À 9h du matin, les artistes commencent à affluer le jour demandé. Ure et Geldof sont déjà sur place car ils ont préparé le studio et la trame musicale. Les médias ont été avisés et on photographie, filme, interview, Duran Duran (sans Roger Taylor), Spandau Ballet, Paul Young, Culture Club (sans Boy George), George Micheal de Wham!, Kool & the Gang, Sting, Bono et Adam Clayton de U2, Glenn Gregory et Martin Ware de Heaven 17, Phil Collins, Paul Weller de Style Council, Francis Rossi et Rick Parfitt de Status Quo, Jody Watley de Shalamar, Bananarama, Marilyn (qui n'était pas invité mais qui avait besoin de la publicité et qui s'est présenté quand même), Simon Crowe, Pete Briquette et Johnny Fingers des Boomtown Rats et un seul membre d'Ultravox (Chris Cross).
Geldof remarque l'absence de Boy George qui lui avait promis sa présence la veille de et l'appelle à New York, le tire du lit et lui paie un vol en Concorde afin qu'il traverse l'Atlantique et se présente (plus tard) en studio en Angleterre pour enregistrer son petit bout tout seul.
Les divas se font toujours attendre.
Ure profite de la présence de groupe pour d'abord enregistrer le refrain final et faire prendre les photos d'usage pour la promotion. La plupart sont sur des lendemains de veille et Parfitt, de Status Quo a même une bonne quantité de cocaïne bien en vue. Quand il se la fait voler, il défonce la porte des toilettes pour la récupérer. Plusieurs de ces belles têtes ne seront pas à jeûn dans le clip.

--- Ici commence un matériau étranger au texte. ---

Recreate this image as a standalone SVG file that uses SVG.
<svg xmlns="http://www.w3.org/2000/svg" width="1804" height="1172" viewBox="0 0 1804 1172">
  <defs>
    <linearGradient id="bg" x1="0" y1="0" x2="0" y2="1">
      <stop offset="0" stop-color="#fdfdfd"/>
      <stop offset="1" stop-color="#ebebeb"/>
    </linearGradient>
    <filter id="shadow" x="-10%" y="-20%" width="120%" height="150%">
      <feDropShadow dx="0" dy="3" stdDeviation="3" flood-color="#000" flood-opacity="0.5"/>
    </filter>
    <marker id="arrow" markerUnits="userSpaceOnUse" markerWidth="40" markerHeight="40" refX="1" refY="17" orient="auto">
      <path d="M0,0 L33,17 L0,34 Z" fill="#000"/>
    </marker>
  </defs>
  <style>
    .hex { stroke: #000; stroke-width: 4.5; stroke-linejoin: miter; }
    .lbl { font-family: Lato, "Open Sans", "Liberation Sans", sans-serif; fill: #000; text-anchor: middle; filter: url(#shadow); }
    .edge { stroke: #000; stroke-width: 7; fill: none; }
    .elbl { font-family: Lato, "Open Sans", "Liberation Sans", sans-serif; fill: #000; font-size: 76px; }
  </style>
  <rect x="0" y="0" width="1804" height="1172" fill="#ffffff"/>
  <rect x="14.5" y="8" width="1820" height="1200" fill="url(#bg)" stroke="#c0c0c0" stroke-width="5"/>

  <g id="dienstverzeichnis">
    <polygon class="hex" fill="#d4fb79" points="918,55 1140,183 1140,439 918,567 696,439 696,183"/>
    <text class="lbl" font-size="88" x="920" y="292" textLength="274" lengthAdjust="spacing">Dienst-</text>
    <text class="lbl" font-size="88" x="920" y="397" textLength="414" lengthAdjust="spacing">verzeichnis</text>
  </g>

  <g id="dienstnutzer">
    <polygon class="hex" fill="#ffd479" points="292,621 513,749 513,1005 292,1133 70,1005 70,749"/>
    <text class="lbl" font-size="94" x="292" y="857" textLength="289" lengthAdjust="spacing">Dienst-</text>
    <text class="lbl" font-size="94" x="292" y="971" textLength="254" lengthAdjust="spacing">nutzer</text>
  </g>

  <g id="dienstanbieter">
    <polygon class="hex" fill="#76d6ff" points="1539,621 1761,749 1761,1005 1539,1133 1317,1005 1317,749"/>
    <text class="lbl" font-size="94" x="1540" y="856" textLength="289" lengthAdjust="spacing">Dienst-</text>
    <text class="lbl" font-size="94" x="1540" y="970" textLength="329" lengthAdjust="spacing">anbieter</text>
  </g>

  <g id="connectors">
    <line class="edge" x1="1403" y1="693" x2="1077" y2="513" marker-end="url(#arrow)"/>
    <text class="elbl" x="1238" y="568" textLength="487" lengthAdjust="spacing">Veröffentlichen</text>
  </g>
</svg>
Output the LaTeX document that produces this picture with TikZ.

Ure fait ensuite chanter tout le monde un par un la chanson au complet. Prenant des notes sur chaque performance et sur chaque moments d'inspiration. Tony Hadley de Spandau Ballet commence. Simon LeBon, Bono et Sting, qui avaient enregistré le corps de la chanson la veille dans le studio personnel de Ure suivent le même manège.
Phil Collins, qui avait amené son kit de drum enregistre son petit bout. On mixera sa partie avec un extrait d'un beat africain en ouverture tiré de l'album The Hurting de Tears for Fears. Rossi et Parfitt de Status Quo sont relégués au rôle de fournisseurs des produits toxiques (drogue & alcool) quand incapables de chanter le segment "here's to you!/here's to them!" qui sera finalement chanté par le trio Gregory/Weller & Sting. Geldof est une nuisance pour Midge Ure car il donne toujours les mauvaises consignes aux chanteurs. Difficile le créateur...
Quand Boy George vient chanter son bout vers 18h, il est ouvertement méprisant envers George Micheal à qui il reproche son homosexualité non avouée. Quand il entend sa voix, il la confond avec celle d'Alison Moyet (Alf vers 2:16). Quand on lui dit que c'est celle de George Micheal, il réplique qu'il sonne horriblement "camp", mais qu'après tout, c'est bien ce qu'il est.
Une face B contenant de messages de David Bowie*, Paul McCartney, des membres de Big Country et de Holly Johnson de Frankie Goes to Hollywood, qui voulaient y être mais n'ont pas pu, est aussi produite. Trevor Horn s'occupe de cette partie en parallèle là où il se trouve.
La chanson est mixée par Ure et Geldof toute la nuit et à 8h00 du matin on est prêt à livrer aux magasins le 45 tours.
Pour des raisons légales on retire le 45 tours presqu'aussitôt mais dès le lendemain, le 29 novembre 1984, il est remis sur le marché et atterrit directement au sommet des palmarès européens. Il y restera 5 longues semaines et vendra 3.7 millions de fois seulement en Angleterre! Ce record de vente pour un single ne sera battu que 13 ans plus tard, à la mort d'une princesse.
Midge Ure est le héros obscur de ce morceau historique/héroïque.
Geldof a réenregistré la chanson récemment pour aider à lutter contre l'ebola.
Je vous en parlais, là.
L'idée originale était enregistrée aujourd'hui, il y a 30 ans.
*Bowie devait chanter la partie de Paul Young et son message sur la Face B allait comme suit: "This is David Bowie, it's christmas and there are more starving people on our planet than ever before. Please give a thought for them this season, and do whatever you can-however small-to help them live. Have a peaceful new year."